What this task involves:
Only the lines from the line with "Reproduce this chart with Chart.js." through the line with "var trendStart = 2;" should be copied, exactly as they appear, with both ends kept.

Source material:
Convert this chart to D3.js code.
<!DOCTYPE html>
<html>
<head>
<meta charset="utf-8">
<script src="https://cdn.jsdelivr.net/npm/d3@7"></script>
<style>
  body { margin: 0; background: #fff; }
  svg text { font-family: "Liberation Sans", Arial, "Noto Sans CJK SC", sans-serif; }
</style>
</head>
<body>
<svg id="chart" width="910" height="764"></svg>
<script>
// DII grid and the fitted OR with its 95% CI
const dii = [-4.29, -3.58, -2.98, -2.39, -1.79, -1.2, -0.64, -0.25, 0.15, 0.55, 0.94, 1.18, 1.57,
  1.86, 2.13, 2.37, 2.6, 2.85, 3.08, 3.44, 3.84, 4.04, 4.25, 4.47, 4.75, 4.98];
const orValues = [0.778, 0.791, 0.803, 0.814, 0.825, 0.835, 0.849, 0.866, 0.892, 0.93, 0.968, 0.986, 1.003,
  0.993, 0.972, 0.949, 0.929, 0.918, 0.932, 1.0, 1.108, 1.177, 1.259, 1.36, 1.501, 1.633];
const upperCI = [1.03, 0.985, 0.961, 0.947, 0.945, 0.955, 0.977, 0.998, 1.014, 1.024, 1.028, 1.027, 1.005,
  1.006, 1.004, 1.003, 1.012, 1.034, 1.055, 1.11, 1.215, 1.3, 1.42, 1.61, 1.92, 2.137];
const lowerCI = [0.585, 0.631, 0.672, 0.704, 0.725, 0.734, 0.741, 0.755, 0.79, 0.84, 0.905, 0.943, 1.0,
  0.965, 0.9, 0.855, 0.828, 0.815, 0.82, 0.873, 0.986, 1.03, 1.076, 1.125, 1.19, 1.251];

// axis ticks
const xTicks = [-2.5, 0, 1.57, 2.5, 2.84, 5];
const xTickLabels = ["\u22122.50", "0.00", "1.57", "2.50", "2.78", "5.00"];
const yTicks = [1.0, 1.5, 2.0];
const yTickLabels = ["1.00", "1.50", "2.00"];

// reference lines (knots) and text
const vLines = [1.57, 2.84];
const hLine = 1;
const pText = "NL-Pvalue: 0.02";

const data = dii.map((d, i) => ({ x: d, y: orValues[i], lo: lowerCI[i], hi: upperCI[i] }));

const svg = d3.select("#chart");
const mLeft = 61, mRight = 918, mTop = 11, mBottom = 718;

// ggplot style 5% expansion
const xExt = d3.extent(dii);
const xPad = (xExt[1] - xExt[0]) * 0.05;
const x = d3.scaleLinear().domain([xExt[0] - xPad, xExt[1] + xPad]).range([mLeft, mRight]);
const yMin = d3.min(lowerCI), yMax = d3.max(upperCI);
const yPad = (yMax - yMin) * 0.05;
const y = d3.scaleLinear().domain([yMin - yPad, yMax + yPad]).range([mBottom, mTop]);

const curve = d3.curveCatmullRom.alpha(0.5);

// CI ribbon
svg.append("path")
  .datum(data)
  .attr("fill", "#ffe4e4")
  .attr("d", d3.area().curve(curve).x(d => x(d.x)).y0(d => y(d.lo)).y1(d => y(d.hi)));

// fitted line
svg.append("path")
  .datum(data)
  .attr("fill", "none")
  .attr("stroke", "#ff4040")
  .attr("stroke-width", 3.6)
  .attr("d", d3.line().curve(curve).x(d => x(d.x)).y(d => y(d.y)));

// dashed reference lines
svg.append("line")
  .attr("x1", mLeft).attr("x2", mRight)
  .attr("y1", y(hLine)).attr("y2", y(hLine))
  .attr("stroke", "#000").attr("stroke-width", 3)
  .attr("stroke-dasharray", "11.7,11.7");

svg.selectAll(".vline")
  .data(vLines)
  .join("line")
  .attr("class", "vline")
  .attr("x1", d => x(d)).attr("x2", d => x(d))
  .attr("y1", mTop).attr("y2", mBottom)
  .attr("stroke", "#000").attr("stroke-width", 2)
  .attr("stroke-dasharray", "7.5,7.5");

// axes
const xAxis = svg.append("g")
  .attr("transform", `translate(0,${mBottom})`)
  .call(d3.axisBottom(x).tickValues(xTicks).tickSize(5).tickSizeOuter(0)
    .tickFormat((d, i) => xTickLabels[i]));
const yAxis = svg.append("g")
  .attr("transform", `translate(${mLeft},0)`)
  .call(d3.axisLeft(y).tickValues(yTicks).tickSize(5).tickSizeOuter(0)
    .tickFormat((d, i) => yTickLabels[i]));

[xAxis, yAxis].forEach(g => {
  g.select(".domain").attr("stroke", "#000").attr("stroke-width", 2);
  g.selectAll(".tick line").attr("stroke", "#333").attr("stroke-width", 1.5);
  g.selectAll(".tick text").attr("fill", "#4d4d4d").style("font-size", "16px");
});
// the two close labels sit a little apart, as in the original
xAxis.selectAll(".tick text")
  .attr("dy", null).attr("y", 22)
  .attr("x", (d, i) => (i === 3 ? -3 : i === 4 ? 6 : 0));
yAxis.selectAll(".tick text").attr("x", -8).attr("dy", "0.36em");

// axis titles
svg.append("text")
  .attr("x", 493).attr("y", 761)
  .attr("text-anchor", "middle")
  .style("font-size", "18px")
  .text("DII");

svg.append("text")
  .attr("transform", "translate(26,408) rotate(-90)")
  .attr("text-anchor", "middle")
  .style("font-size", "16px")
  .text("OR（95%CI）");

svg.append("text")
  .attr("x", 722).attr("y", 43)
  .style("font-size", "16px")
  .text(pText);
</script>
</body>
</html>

* * *

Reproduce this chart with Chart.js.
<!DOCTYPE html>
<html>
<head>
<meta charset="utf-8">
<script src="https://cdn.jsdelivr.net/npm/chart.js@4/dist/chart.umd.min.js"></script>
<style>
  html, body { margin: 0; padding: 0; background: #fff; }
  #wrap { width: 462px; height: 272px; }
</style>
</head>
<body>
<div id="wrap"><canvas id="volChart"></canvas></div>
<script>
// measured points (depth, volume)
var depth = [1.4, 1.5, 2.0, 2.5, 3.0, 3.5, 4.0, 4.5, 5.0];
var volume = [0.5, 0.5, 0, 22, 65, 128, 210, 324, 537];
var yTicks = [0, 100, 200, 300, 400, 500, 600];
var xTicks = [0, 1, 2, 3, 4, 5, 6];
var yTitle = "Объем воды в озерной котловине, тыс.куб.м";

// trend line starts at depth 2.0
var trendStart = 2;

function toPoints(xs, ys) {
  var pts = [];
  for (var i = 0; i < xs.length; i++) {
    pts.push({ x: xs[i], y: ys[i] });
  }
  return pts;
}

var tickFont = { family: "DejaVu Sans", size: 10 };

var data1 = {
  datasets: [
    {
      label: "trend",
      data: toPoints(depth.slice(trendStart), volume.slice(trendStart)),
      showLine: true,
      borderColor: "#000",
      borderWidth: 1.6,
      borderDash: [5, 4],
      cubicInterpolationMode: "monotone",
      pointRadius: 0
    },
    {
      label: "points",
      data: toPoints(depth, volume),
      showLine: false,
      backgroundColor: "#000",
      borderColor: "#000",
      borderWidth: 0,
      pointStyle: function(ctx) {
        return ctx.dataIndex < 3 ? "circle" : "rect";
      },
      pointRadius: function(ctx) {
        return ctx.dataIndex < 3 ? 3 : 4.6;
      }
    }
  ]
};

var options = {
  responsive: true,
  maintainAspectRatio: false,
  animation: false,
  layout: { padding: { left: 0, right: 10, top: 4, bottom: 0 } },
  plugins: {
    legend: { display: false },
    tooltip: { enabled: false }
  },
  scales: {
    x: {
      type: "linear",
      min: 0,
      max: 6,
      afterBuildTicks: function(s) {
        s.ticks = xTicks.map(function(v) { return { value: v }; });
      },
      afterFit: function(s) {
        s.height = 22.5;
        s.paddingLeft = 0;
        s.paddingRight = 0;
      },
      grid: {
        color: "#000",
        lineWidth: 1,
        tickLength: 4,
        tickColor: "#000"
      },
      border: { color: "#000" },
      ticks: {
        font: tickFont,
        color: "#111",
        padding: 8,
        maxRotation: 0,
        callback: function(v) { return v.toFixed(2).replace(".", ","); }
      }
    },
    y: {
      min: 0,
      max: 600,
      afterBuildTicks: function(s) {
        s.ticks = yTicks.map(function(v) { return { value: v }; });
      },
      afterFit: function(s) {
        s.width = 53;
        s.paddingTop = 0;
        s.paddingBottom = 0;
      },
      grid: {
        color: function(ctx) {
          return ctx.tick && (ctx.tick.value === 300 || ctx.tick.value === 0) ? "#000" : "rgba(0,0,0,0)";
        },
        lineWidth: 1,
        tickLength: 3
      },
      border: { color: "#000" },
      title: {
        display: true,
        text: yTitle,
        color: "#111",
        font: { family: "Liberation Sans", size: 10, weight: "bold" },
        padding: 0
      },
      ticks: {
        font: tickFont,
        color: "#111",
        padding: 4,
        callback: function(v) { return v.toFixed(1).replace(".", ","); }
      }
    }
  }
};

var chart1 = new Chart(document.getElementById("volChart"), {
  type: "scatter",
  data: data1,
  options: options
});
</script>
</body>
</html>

Answer to the task:
Reproduce this chart with Chart.js.
<!DOCTYPE html>
<html>
<head>
<meta charset="utf-8">
<script src="https://cdn.jsdelivr.net/npm/chart.js@4/dist/chart.umd.min.js"></script>
<style>
  html, body { margin: 0; padding: 0; background: #fff; }
  #wrap { width: 462px; height: 272px; }
</style>
</head>
<body>
<div id="wrap"><canvas id="volChart"></canvas></div>
<script>
// measured points (depth, volume)
var depth = [1.4, 1.5, 2.0, 2.5, 3.0, 3.5, 4.0, 4.5, 5.0];
var volume = [0.5, 0.5, 0, 22, 65, 128, 210, 324, 537];
var yTicks = [0, 100, 200, 300, 400, 500, 600];
var xTicks = [0, 1, 2, 3, 4, 5, 6];
var yTitle = "Объем воды в озерной котловине, тыс.куб.м";

// trend line starts at depth 2.0
var trendStart = 2;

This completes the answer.